If we begin to grasp this; if we will wrestle with this idea, it will revolutionize the way we think and live. It will reorient our motivation for everything. If our good actions are the seed of God’s kingdom being planted in the earth the promise is that God’s kingdom when it is fully revealed will yield a harvest from that seed.

Easter is about being ‘Surprised by Hope.’ It is about being surprised not that you get to go to heaven, but it is being surprised that all your work in this life when done in Jesus’ name, or done as unto Him, or when done in the Spirit – however we want to say it – is being used by the Holy Spirit; is going to bear fruit for eternal life.

Paul the Apostle, after he gives this powerful unveiling of our glorious bodies and our final victory in I Cor.15 concludes his thought with a statement that almost doesn’t seem to fit in with the rest. I Cor.15:58 says, “Therefore, my beloved brethren, be steadfast, be immovable, always abounding in the work of the Lord, knowing that your labor is not in vain in the Lord.” Is Paul only referring to our “Christian” labor, or is he referring to all that we do in this life?

Wright goes on to develop this thought and says everything we do in this life that has its connection to goodness is a part of bringing God’s Kingdom to earth – everything! Sewing, manual labor, singing, music, dancing, art, ecology, learning, science, cooking, care for the sick and elderly, working for a living, relaxing, laughing, marrying, bearing children – all are a part of the beauty of God’s kingdom when done in faith, hope, and love. This is a surprise to most of us. It is shocking to most of us. Shocking, because we have not been taught that doing “natural’ things has any eternal value. But we have been taught wrongly if that is what we think.

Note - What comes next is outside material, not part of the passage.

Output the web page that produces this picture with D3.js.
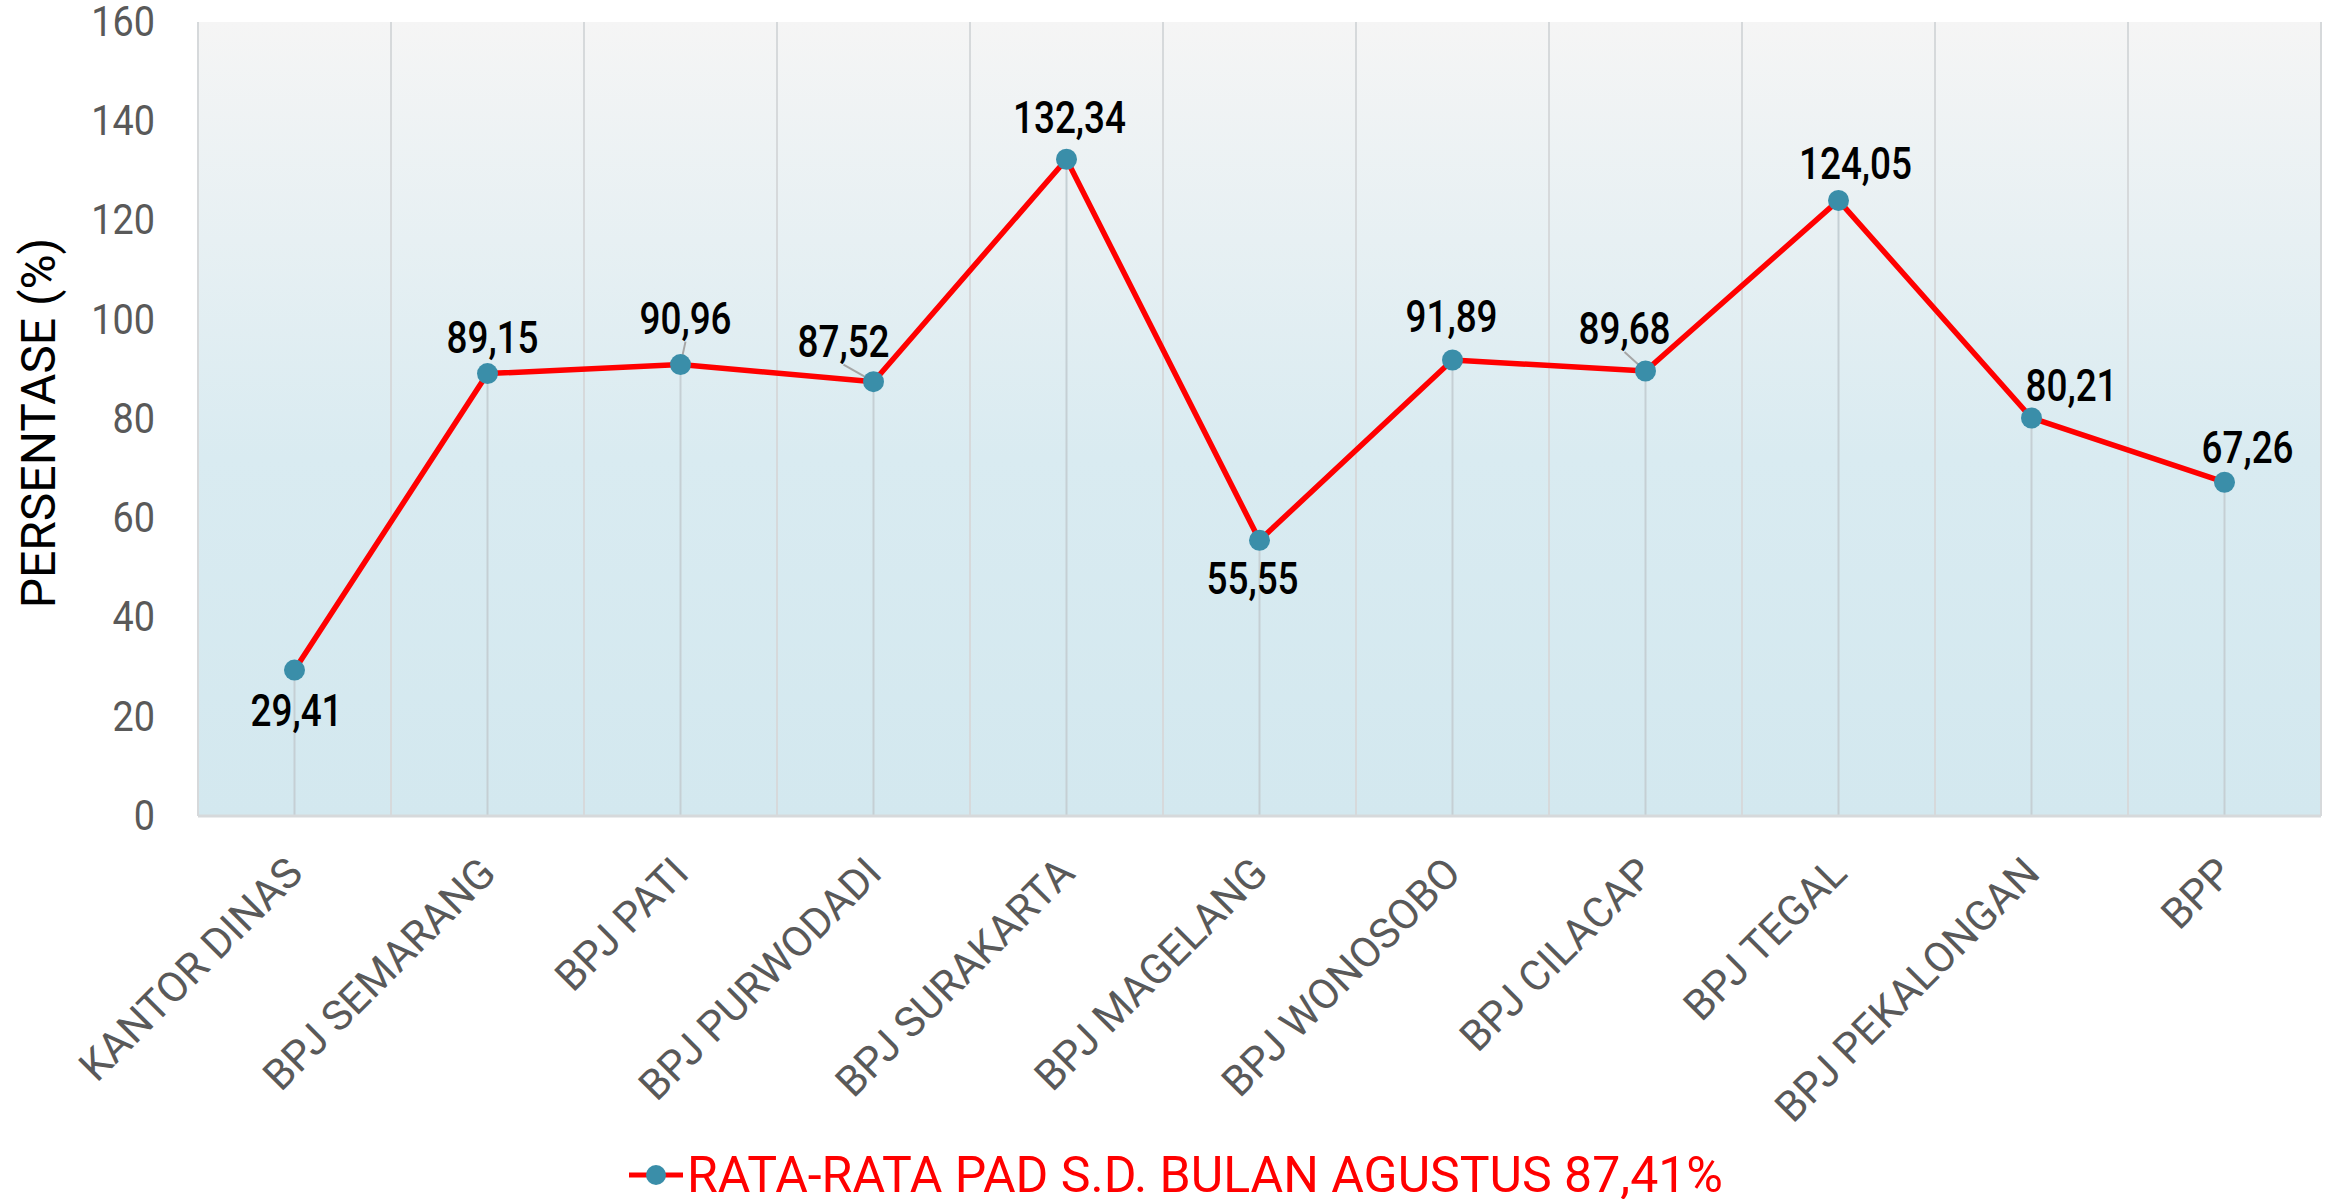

“Hands up, to those who have heard the message that every act of love, every deed done in Christ by the Spirit, every work of true creativity – doing justice, making peace, healing families, resisting temptation, seeking and winning true freedom – is an earthly event in a long history of things that implement Jesus’s own resurrection and anticipate the final new creation and act as signposts of hope…” Easter is about entering into the life of new creation now.